------ SUPPLIED INFORMATION

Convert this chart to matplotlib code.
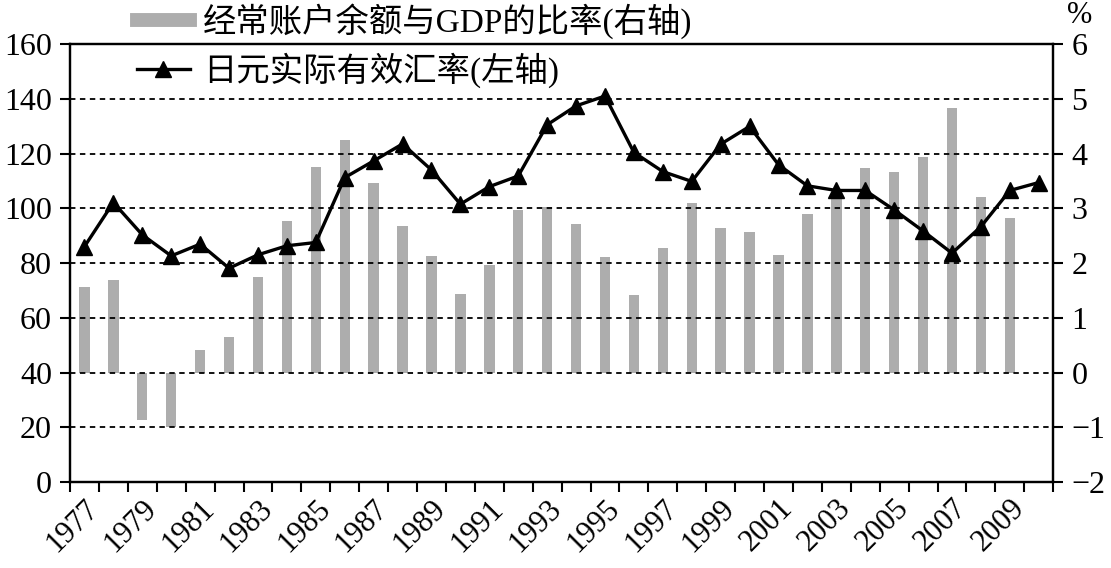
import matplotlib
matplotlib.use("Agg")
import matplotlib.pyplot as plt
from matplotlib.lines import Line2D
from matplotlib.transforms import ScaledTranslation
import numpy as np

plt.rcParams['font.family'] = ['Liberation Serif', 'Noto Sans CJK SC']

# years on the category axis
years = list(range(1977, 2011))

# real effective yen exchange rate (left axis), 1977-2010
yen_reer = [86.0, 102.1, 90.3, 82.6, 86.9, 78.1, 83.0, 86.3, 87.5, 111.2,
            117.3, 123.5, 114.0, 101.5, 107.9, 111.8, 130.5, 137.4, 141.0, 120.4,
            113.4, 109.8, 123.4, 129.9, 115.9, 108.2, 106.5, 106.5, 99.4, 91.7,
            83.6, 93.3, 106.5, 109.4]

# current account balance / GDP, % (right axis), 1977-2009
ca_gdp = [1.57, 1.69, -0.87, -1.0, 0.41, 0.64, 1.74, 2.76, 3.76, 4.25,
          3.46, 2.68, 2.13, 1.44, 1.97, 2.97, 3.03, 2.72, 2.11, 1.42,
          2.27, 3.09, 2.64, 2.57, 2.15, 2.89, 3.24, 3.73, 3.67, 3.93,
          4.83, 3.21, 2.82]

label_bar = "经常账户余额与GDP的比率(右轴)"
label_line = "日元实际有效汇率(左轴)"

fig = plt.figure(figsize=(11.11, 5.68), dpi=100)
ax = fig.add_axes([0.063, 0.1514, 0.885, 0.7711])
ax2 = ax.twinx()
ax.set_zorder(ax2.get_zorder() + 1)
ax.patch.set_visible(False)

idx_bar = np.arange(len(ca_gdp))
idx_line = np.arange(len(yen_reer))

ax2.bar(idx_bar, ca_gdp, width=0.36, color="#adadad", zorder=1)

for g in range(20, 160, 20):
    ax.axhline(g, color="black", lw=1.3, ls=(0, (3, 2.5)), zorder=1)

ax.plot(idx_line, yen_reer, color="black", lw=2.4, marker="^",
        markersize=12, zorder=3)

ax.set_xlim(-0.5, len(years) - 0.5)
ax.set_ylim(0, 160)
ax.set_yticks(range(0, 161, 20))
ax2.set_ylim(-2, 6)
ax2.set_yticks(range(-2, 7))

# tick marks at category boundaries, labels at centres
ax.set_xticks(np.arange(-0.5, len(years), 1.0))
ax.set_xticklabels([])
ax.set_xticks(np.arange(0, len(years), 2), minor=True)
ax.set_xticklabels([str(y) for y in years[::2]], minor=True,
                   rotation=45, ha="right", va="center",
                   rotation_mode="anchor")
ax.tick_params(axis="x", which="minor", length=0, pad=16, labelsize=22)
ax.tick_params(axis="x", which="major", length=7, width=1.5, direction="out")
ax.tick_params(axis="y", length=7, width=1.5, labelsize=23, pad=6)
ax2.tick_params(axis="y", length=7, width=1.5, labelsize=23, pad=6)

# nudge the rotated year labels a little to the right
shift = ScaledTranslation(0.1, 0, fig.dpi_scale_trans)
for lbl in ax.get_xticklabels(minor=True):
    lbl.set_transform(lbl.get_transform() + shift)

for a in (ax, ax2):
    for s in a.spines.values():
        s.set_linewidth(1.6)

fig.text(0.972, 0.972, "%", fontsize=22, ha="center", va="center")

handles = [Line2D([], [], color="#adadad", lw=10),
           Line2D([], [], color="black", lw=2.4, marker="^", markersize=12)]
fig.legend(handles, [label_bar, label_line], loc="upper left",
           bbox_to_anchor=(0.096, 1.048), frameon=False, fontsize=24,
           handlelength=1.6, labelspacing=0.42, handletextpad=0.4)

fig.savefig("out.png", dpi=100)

------------

*YOUR TASK:* Extract the lines exactly, please: the first line of the listing, the line with "years = list(range(1977, 2011))", and every line between them, but no pictures.

*COMPLETE RESPONSE:*
Convert this chart to matplotlib code.
import matplotlib
matplotlib.use("Agg")
import matplotlib.pyplot as plt
from matplotlib.lines import Line2D
from matplotlib.transforms import ScaledTranslation
import numpy as np

plt.rcParams['font.family'] = ['Liberation Serif', 'Noto Sans CJK SC']

# years on the category axis
years = list(range(1977, 2011))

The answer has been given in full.